## TASK DIRECTIONS
Output only the lines running from the line bearing "Generate a LaTeX" through the line bearing "0.0049, 0.002, 0];", character for character.

## DATASET EXCERPTS
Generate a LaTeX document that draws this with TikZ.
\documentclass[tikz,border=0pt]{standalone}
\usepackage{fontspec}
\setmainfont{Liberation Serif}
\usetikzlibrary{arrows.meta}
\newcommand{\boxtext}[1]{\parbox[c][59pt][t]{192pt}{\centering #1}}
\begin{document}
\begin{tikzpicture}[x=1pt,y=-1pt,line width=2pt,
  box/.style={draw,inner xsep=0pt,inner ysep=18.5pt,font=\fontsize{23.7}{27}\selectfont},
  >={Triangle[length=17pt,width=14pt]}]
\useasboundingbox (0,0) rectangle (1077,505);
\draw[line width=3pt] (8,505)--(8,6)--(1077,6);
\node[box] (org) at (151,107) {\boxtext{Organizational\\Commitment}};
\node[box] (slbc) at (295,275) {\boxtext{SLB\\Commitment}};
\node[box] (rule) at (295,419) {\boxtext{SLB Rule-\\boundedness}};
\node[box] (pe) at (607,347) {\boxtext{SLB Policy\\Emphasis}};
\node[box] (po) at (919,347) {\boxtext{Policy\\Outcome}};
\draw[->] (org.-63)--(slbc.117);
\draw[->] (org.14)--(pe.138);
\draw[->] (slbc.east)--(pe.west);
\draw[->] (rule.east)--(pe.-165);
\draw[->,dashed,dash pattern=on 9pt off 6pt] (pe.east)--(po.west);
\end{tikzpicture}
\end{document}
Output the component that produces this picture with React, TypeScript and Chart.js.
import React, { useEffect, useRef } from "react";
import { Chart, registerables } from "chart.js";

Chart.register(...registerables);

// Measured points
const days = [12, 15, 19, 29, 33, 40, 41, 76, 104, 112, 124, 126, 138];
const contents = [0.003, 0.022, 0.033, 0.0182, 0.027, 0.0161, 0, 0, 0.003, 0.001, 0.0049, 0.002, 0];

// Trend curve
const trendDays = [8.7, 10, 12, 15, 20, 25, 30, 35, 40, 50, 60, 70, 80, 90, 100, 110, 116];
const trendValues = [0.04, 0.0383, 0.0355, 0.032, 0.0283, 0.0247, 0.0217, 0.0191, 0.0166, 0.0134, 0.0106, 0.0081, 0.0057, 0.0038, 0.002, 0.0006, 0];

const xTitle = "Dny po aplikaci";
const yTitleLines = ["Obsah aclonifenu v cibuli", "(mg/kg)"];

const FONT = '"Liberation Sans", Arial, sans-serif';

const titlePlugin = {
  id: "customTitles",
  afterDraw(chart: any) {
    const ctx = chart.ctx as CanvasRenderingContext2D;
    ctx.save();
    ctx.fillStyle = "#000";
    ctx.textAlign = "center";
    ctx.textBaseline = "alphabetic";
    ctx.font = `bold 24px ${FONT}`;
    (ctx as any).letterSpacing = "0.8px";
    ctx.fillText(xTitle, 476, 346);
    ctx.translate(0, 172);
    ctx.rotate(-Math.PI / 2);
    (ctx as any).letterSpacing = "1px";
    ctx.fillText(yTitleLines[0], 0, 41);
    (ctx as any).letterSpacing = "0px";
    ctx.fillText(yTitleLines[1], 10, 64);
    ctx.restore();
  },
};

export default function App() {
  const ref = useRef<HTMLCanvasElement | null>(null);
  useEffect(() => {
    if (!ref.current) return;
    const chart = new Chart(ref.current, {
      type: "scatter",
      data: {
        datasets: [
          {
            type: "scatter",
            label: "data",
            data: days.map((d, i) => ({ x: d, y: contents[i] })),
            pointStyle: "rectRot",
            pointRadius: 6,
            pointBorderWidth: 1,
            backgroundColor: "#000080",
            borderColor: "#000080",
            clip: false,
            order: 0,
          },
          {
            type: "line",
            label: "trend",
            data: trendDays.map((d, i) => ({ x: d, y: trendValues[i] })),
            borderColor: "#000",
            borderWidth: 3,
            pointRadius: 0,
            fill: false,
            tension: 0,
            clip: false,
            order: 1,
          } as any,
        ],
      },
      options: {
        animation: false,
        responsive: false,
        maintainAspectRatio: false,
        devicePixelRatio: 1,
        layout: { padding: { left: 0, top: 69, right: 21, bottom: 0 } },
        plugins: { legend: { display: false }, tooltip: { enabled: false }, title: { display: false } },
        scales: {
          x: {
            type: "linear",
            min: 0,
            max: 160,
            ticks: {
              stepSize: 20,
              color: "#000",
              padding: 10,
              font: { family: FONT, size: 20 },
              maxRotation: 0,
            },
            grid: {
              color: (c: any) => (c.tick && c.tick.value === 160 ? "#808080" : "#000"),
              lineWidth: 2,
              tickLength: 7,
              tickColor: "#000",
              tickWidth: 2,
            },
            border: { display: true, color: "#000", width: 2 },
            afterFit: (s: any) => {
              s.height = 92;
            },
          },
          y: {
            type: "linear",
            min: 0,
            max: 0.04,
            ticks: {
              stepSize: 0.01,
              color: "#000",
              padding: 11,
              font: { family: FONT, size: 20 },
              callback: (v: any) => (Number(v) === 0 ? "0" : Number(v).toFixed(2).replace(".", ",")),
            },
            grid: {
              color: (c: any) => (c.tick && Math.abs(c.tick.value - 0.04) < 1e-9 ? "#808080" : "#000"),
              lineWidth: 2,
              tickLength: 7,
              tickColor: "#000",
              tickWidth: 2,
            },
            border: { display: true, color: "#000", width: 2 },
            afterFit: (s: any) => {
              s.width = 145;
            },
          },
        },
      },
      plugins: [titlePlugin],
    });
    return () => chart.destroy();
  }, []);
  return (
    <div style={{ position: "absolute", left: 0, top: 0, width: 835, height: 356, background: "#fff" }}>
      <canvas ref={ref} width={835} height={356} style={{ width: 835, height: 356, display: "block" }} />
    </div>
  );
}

...

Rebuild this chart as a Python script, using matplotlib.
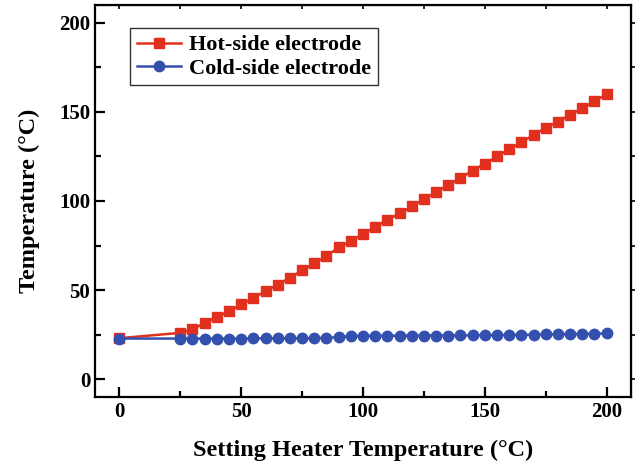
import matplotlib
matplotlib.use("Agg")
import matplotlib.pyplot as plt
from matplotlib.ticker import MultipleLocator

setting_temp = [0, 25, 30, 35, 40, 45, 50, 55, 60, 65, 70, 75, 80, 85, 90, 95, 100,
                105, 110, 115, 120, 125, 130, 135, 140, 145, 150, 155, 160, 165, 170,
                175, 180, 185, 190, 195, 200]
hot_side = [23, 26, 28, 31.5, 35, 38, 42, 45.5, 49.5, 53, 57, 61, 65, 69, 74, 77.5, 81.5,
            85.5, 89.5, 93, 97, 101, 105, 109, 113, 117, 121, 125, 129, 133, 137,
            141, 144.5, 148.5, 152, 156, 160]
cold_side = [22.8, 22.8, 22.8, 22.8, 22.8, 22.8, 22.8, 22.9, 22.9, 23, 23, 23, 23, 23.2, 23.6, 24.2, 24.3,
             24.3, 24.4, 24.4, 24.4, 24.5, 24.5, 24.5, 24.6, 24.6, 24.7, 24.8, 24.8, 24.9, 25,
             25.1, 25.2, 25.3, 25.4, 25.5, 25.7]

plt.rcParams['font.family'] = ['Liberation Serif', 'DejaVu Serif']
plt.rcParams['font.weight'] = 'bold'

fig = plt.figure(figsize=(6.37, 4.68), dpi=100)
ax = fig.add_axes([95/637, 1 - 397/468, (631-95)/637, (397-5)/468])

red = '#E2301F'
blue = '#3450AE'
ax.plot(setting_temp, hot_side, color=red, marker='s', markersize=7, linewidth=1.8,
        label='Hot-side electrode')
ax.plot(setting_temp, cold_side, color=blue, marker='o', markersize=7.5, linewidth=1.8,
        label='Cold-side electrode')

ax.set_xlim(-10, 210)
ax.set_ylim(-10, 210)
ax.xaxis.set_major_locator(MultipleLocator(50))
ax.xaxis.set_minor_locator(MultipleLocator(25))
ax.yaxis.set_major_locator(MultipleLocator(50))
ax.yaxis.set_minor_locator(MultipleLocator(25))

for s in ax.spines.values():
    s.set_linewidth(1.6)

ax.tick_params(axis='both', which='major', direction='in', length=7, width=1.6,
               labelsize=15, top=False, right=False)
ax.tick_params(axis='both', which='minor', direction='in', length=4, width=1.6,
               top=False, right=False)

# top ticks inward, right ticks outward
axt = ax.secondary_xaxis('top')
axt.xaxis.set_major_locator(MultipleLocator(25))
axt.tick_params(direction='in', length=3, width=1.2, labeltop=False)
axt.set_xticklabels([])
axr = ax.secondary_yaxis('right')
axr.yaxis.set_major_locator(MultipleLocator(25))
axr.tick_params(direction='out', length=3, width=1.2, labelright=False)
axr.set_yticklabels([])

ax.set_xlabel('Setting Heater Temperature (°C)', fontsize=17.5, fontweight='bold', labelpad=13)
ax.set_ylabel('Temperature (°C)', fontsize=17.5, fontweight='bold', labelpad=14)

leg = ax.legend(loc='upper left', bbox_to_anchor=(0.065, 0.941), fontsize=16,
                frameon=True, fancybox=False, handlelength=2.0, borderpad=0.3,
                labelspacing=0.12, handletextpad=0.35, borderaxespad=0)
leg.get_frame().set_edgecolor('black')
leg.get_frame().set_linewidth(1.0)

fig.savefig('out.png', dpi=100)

...

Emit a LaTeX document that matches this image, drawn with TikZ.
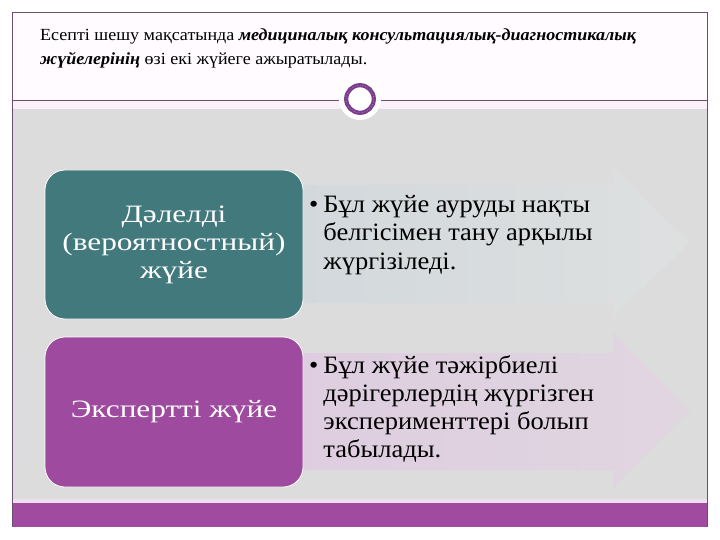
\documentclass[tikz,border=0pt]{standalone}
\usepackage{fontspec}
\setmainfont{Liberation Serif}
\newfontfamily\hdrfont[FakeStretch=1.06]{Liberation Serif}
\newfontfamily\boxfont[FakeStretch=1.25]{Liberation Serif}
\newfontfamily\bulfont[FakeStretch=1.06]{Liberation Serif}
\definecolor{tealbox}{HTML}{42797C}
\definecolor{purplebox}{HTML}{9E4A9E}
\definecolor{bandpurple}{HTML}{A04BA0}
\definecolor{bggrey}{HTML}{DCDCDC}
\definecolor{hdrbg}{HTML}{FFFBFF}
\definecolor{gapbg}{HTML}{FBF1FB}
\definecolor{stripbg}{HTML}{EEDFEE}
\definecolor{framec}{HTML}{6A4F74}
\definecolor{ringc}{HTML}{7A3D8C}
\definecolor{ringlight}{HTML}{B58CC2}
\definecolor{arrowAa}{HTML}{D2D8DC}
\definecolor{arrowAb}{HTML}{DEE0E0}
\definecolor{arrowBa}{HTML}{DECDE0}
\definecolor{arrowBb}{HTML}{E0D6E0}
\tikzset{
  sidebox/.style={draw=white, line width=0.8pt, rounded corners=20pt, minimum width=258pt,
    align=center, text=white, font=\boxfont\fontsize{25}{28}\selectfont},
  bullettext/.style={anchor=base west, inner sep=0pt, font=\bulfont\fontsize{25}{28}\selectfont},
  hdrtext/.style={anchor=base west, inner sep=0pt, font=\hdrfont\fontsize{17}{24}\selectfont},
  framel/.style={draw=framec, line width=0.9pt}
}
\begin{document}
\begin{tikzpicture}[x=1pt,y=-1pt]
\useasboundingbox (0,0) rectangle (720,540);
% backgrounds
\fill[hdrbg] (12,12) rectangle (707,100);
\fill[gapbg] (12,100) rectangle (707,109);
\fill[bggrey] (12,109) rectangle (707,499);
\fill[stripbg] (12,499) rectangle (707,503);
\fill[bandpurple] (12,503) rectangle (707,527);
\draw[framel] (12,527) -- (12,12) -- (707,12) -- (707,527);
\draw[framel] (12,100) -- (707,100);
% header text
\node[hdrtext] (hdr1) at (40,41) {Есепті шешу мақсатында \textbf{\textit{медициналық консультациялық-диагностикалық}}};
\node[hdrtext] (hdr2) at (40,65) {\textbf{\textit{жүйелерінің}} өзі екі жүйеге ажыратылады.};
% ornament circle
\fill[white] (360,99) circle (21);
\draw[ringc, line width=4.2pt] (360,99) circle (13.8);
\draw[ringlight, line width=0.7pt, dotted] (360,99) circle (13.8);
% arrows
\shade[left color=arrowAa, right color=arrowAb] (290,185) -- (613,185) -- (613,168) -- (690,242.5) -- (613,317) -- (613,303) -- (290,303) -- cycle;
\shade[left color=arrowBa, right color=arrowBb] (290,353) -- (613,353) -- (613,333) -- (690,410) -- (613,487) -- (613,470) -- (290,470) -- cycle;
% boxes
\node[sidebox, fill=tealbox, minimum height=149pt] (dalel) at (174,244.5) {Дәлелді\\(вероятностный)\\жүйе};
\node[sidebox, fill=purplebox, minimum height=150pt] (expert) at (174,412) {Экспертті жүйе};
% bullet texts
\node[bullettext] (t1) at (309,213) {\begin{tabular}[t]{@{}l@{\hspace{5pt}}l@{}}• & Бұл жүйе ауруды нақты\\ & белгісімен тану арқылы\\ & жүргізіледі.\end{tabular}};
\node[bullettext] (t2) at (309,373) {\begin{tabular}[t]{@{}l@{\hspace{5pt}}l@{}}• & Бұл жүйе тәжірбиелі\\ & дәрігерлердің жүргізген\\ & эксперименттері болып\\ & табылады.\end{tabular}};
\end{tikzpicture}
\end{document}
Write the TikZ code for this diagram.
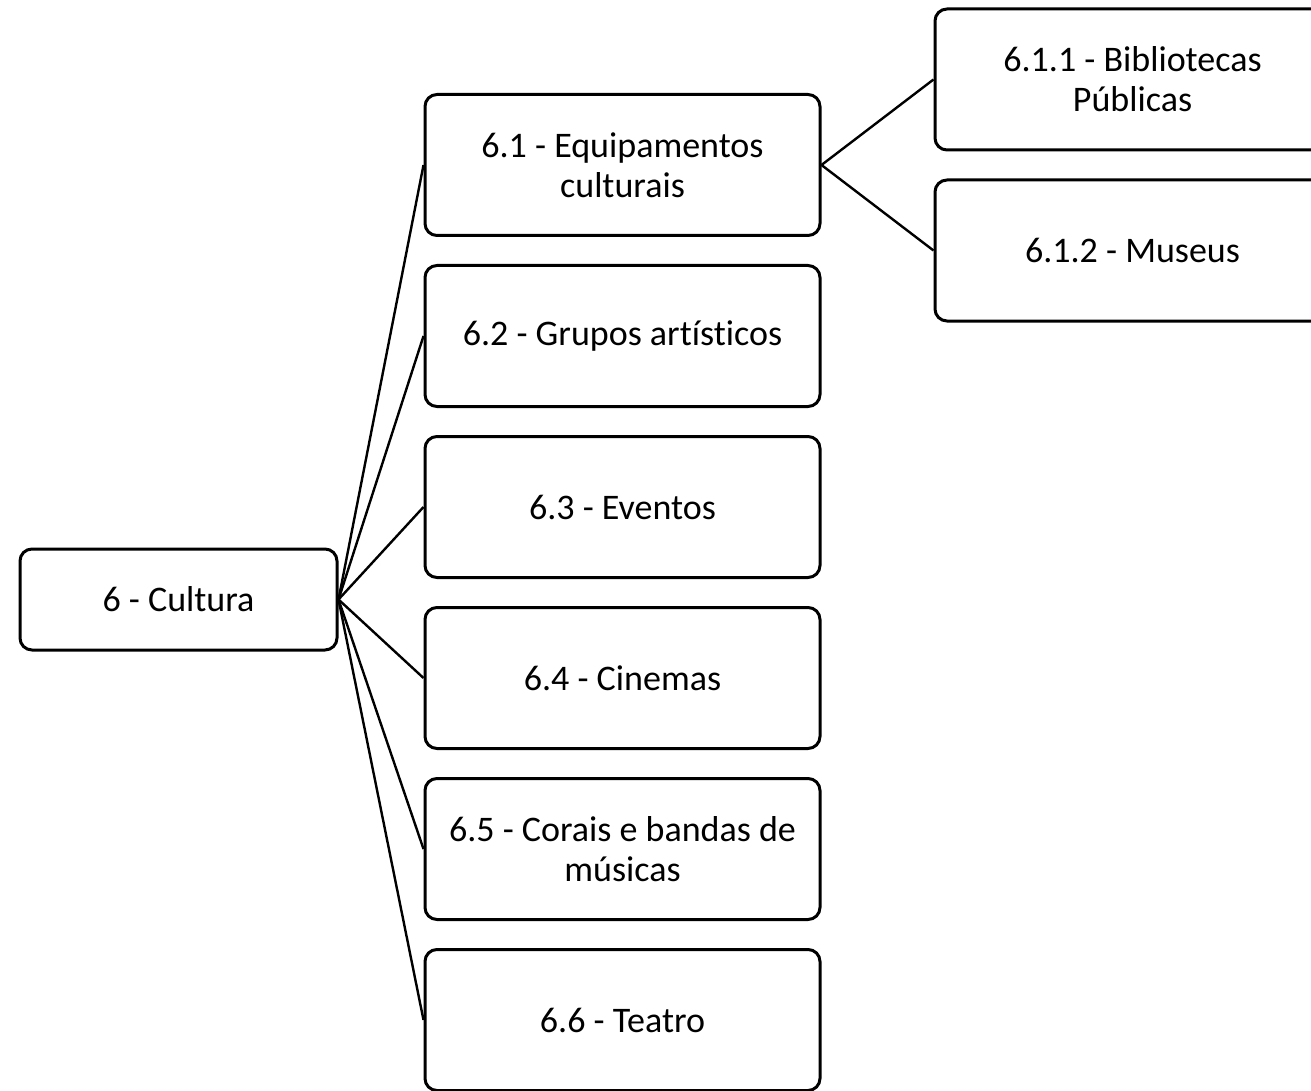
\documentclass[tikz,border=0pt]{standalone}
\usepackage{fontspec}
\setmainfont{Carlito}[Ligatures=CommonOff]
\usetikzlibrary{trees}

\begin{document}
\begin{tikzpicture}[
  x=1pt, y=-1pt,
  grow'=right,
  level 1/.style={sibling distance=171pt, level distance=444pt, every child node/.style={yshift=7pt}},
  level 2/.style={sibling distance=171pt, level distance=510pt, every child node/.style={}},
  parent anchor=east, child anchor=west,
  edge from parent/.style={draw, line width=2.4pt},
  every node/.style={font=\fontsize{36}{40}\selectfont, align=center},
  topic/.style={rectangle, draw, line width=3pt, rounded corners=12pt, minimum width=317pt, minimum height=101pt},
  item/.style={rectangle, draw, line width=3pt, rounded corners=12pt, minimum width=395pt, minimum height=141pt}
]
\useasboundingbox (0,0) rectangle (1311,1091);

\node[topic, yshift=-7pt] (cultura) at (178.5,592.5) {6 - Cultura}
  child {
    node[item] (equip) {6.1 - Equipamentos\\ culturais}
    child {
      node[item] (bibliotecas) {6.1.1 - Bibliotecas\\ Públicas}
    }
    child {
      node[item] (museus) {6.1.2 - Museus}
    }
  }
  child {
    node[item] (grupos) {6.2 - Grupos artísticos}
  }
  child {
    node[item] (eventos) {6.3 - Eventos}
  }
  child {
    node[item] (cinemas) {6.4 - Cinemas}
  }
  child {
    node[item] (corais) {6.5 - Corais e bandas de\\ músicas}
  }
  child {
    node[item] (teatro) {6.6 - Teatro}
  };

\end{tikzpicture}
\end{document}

## ANSWER FOR THE TASK
Generate a LaTeX document that draws this with TikZ.
\documentclass[tikz,border=0pt]{standalone}
\usepackage{fontspec}
\setmainfont{Liberation Serif}
\usetikzlibrary{arrows.meta}
\newcommand{\boxtext}[1]{\parbox[c][59pt][t]{192pt}{\centering #1}}
\begin{document}
\begin{tikzpicture}[x=1pt,y=-1pt,line width=2pt,
  box/.style={draw,inner xsep=0pt,inner ysep=18.5pt,font=\fontsize{23.7}{27}\selectfont},
  >={Triangle[length=17pt,width=14pt]}]
\useasboundingbox (0,0) rectangle (1077,505);
\draw[line width=3pt] (8,505)--(8,6)--(1077,6);
\node[box] (org) at (151,107) {\boxtext{Organizational\\Commitment}};
\node[box] (slbc) at (295,275) {\boxtext{SLB\\Commitment}};
\node[box] (rule) at (295,419) {\boxtext{SLB Rule-\\boundedness}};
\node[box] (pe) at (607,347) {\boxtext{SLB Policy\\Emphasis}};
\node[box] (po) at (919,347) {\boxtext{Policy\\Outcome}};
\draw[->] (org.-63)--(slbc.117);
\draw[->] (org.14)--(pe.138);
\draw[->] (slbc.east)--(pe.west);
\draw[->] (rule.east)--(pe.-165);
\draw[->,dashed,dash pattern=on 9pt off 6pt] (pe.east)--(po.west);
\end{tikzpicture}
\end{document}
Output the component that produces this picture with React, TypeScript and Chart.js.
import React, { useEffect, useRef } from "react";
import { Chart, registerables } from "chart.js";

Chart.register(...registerables);

// Measured points
const days = [12, 15, 19, 29, 33, 40, 41, 76, 104, 112, 124, 126, 138];
const contents = [0.003, 0.022, 0.033, 0.0182, 0.027, 0.0161, 0, 0, 0.003, 0.001, 0.0049, 0.002, 0];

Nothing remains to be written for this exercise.